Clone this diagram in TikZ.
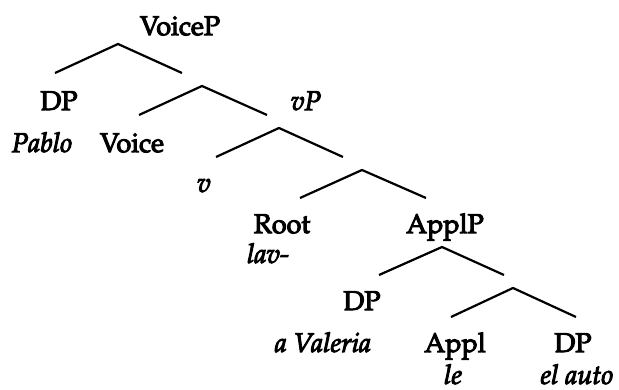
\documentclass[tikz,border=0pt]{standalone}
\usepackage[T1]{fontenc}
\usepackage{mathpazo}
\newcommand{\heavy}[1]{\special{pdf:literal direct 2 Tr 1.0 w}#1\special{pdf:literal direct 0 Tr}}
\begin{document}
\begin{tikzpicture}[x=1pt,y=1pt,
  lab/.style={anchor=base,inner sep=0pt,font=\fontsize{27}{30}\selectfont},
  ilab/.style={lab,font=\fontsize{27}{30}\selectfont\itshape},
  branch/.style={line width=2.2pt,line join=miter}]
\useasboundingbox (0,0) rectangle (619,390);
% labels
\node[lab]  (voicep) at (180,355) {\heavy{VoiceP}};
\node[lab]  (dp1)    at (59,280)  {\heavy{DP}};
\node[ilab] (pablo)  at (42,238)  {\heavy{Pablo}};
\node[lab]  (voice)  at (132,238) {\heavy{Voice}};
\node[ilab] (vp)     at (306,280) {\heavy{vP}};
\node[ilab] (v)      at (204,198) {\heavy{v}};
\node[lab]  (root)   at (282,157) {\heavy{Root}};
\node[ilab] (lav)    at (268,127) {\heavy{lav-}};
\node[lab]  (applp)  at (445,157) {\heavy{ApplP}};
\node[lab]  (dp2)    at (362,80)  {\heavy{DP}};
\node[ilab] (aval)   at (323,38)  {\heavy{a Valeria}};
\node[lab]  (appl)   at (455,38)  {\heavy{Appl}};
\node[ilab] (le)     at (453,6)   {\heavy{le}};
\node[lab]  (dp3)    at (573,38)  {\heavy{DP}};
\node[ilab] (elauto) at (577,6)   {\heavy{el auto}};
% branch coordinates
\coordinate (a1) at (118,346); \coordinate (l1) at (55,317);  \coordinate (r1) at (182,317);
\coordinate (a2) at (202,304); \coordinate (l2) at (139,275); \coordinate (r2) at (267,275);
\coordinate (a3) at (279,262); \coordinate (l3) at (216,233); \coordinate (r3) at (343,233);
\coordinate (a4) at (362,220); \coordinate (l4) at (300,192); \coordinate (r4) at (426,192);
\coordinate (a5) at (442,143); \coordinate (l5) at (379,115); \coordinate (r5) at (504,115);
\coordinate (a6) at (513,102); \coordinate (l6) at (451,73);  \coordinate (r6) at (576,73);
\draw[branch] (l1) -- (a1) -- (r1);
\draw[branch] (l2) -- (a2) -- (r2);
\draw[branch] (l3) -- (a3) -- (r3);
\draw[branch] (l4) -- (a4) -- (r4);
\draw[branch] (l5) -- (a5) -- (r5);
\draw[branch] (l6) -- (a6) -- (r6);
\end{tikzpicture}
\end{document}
::::
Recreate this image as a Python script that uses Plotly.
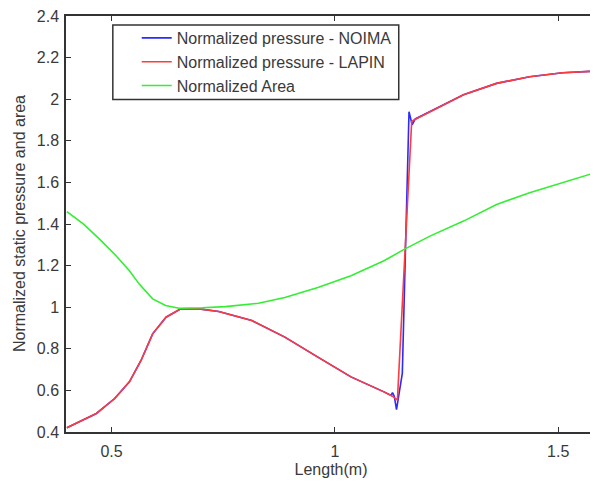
::::
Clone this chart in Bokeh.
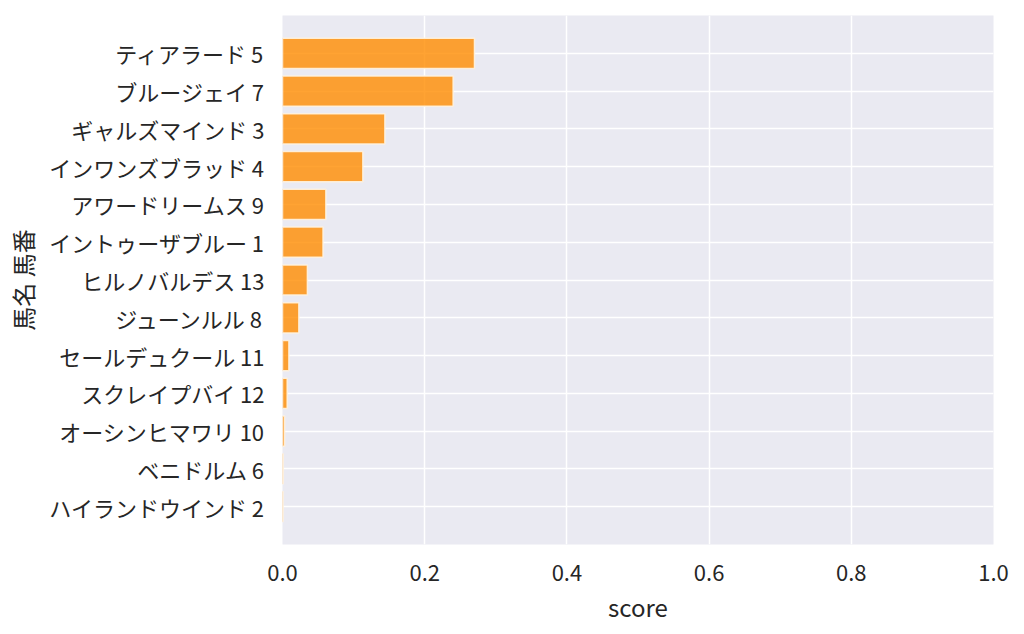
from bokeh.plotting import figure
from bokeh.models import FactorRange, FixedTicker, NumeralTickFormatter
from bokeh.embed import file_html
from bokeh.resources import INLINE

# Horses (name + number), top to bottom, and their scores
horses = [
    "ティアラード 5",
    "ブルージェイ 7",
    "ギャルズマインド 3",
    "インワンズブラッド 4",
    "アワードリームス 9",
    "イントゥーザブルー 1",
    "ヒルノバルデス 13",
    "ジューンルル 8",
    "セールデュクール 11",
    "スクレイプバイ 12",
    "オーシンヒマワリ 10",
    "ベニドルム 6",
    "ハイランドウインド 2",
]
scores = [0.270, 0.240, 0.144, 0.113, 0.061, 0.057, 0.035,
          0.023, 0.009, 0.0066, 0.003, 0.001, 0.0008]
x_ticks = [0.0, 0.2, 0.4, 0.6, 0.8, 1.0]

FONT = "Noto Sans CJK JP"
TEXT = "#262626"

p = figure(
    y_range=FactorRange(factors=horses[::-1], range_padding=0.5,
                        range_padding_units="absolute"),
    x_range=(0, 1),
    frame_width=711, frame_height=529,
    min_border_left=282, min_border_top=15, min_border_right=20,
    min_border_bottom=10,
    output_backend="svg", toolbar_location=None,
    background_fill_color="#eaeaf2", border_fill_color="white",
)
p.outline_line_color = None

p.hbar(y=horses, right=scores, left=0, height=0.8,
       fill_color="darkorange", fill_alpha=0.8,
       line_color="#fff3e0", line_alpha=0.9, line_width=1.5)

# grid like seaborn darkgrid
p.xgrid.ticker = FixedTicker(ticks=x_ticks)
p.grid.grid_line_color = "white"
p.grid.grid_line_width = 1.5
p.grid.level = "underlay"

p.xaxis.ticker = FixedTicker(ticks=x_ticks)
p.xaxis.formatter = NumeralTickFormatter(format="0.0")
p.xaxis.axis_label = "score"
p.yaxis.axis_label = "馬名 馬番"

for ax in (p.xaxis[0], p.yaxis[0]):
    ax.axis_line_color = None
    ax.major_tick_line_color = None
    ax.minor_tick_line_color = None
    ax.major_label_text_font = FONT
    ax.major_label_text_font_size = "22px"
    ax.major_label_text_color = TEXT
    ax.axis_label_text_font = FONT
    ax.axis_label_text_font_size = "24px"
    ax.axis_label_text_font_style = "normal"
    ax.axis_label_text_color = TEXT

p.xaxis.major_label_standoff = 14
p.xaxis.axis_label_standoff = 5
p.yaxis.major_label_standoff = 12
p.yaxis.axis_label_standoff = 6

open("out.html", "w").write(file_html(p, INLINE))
::::
YOUR INSTRUCTIONS:
Copy each line of the preceding data that contains the string "Clone".

ANSWER TO THIS EXERCISE:
Clone this diagram in TikZ.
Clone this chart in Bokeh.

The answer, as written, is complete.